_Problem to work on_
Your output is the lines from the first one to the one containing "fig = go.Figure()", repeated exactly, with images left out.

_Data to process_

^^^^^^^^^^^^^^^^

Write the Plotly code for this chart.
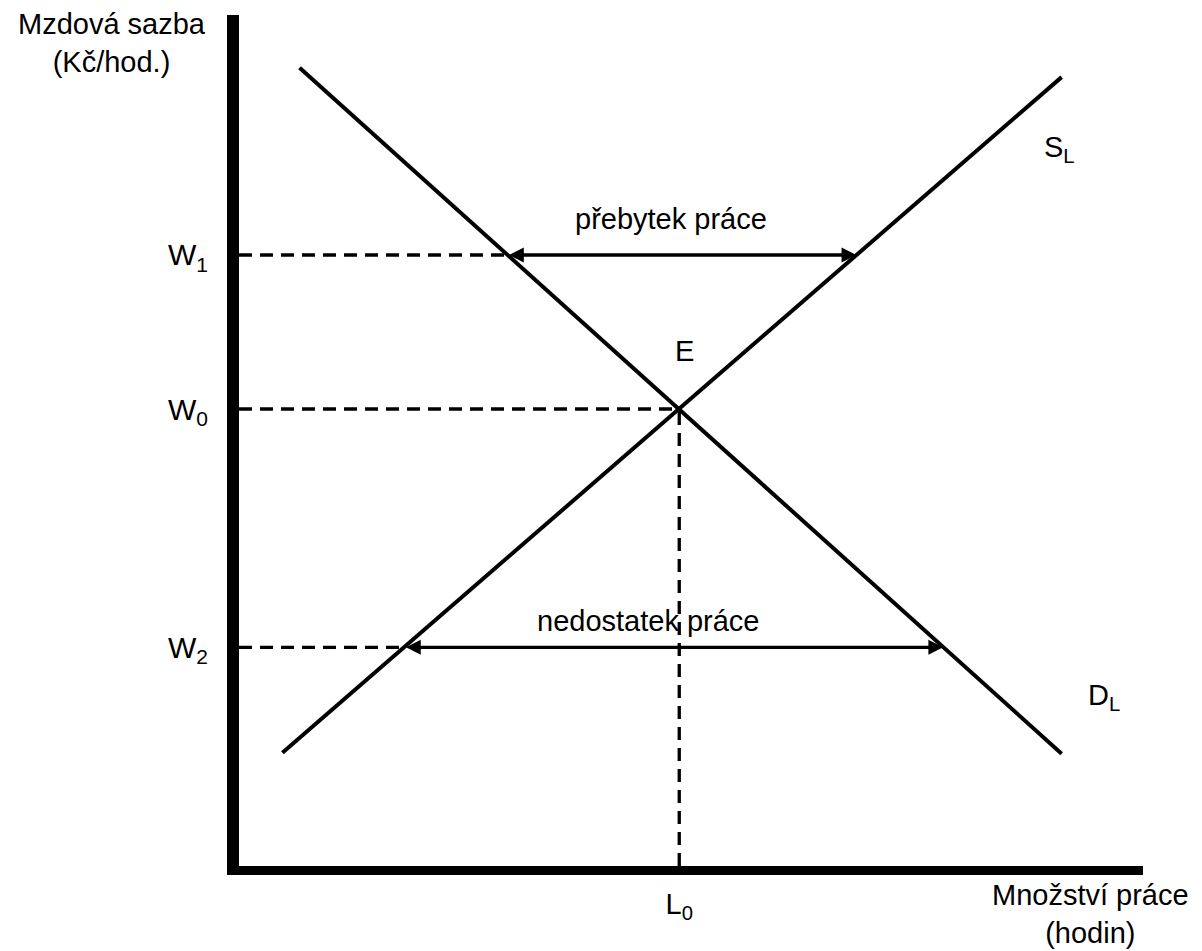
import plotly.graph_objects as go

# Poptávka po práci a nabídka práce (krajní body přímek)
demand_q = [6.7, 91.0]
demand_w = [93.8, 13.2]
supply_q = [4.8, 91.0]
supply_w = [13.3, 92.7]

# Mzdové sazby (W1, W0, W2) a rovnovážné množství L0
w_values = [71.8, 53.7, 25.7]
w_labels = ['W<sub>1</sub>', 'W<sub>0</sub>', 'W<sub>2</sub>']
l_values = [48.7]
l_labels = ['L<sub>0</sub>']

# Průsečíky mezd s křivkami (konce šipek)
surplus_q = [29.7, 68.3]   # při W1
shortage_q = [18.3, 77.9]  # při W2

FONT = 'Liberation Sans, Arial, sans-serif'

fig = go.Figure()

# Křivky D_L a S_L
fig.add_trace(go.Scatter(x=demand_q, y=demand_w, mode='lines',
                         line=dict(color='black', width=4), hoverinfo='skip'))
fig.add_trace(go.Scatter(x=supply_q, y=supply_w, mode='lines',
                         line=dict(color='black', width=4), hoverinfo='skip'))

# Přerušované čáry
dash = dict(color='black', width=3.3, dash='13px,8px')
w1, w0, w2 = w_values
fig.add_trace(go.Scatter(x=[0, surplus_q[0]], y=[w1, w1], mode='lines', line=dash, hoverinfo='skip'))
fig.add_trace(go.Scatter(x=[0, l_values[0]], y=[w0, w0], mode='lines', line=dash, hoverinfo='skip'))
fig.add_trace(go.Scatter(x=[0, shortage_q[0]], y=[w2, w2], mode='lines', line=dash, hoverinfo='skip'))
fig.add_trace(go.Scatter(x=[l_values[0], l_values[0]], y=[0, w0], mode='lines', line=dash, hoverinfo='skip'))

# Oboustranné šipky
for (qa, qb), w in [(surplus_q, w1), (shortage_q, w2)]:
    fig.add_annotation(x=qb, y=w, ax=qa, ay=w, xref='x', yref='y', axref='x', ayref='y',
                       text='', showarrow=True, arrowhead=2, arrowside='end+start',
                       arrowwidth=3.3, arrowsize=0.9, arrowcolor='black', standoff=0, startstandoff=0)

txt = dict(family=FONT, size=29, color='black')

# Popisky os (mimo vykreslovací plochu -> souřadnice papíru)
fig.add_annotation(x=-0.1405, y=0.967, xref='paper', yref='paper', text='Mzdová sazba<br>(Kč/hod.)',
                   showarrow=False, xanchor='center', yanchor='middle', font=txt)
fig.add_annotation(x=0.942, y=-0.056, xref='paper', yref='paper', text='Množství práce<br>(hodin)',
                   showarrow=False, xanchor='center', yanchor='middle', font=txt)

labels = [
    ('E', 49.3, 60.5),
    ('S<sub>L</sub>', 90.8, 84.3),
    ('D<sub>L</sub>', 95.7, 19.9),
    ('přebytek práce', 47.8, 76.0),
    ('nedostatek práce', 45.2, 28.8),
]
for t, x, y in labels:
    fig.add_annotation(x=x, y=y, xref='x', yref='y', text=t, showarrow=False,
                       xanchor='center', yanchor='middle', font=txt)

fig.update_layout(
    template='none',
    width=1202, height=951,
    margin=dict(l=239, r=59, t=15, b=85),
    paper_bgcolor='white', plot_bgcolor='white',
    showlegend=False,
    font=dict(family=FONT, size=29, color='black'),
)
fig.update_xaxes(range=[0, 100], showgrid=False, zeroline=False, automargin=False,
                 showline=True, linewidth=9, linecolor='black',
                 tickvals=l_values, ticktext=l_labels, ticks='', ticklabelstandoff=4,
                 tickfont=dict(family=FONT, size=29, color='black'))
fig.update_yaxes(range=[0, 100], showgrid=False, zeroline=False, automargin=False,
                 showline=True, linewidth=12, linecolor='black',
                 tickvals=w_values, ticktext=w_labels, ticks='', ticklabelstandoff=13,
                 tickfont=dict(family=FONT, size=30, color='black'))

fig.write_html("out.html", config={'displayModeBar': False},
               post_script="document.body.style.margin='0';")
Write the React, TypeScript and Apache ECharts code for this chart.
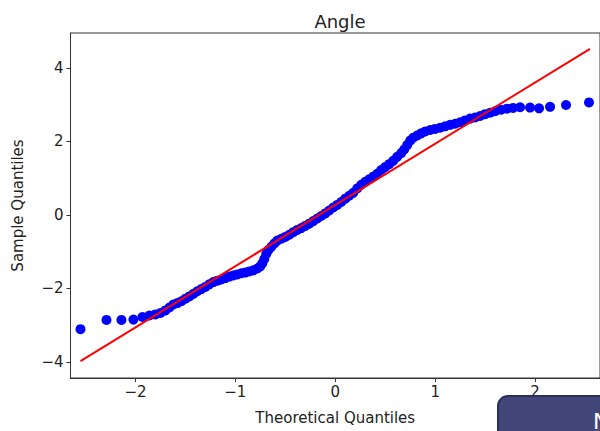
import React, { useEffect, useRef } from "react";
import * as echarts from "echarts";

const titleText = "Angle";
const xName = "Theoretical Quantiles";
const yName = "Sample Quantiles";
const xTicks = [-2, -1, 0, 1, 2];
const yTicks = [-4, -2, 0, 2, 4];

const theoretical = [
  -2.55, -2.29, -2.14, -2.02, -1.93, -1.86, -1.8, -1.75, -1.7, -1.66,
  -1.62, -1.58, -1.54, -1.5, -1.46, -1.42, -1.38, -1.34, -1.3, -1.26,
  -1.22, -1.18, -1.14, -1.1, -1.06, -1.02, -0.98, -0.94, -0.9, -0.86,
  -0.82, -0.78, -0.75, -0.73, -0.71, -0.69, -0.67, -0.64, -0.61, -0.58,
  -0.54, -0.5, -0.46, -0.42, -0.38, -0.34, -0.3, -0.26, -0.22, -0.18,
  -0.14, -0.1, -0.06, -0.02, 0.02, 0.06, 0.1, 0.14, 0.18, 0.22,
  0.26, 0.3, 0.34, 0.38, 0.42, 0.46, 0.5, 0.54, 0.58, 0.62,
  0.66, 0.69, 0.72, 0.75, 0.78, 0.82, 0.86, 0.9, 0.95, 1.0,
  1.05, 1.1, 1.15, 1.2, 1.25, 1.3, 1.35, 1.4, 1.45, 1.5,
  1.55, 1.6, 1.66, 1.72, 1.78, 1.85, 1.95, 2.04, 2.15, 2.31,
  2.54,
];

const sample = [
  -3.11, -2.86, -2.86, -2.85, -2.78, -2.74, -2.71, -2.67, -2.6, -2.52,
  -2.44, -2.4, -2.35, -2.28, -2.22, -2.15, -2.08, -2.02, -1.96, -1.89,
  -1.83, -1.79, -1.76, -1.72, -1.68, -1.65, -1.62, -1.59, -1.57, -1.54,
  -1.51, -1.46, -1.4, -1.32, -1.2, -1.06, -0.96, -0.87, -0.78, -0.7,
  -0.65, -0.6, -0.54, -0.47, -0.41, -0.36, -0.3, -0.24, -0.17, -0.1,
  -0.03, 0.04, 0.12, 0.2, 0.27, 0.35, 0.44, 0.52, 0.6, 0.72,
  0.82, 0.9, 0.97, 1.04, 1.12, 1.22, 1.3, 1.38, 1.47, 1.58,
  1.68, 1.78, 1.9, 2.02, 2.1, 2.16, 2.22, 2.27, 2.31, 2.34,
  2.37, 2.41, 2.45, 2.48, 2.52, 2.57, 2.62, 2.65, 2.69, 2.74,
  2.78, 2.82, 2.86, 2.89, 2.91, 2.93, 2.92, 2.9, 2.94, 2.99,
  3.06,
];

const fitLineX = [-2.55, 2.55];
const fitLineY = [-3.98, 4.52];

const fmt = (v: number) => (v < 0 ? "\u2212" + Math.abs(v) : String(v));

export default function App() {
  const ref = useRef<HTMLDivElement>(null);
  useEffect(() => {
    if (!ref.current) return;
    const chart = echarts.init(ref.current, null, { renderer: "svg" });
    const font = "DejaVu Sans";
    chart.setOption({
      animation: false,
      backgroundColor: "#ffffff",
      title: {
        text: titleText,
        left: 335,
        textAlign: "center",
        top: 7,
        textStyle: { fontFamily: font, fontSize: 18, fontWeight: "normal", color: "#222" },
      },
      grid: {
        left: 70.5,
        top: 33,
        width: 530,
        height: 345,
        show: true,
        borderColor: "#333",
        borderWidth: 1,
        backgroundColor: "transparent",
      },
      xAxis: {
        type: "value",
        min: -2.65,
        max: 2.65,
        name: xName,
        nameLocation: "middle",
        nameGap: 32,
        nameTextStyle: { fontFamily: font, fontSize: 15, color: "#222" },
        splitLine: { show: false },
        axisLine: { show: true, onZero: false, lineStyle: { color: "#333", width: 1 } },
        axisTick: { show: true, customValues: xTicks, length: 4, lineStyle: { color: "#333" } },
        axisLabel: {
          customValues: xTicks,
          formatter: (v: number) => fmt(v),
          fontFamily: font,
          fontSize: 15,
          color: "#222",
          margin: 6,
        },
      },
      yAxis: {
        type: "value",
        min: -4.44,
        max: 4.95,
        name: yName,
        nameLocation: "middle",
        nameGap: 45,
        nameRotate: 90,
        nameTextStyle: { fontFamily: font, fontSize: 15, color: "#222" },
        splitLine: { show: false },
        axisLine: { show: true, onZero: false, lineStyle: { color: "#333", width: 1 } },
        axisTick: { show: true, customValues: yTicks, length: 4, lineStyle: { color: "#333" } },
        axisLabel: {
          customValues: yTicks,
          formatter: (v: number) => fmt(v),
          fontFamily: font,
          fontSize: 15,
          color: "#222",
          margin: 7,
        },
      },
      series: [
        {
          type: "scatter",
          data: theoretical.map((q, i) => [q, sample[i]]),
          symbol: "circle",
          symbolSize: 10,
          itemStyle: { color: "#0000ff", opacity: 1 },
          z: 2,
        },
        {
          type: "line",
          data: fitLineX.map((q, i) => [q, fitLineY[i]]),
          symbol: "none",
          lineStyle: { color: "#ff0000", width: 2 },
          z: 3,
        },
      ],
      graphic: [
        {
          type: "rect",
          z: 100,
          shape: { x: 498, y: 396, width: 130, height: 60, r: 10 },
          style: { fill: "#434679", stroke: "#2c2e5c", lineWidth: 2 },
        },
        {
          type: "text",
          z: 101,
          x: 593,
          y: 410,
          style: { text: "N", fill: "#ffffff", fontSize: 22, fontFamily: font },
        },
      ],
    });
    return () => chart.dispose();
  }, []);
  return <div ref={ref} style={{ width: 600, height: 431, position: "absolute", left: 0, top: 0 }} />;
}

^^^^^^^^^^^^^^^^

_Full response_
Write the Plotly code for this chart.
import plotly.graph_objects as go

# Poptávka po práci a nabídka práce (krajní body přímek)
demand_q = [6.7, 91.0]
demand_w = [93.8, 13.2]
supply_q = [4.8, 91.0]
supply_w = [13.3, 92.7]

# Mzdové sazby (W1, W0, W2) a rovnovážné množství L0
w_values = [71.8, 53.7, 25.7]
w_labels = ['W<sub>1</sub>', 'W<sub>0</sub>', 'W<sub>2</sub>']
l_values = [48.7]
l_labels = ['L<sub>0</sub>']

# Průsečíky mezd s křivkami (konce šipek)
surplus_q = [29.7, 68.3]   # při W1
shortage_q = [18.3, 77.9]  # při W2

FONT = 'Liberation Sans, Arial, sans-serif'

fig = go.Figure()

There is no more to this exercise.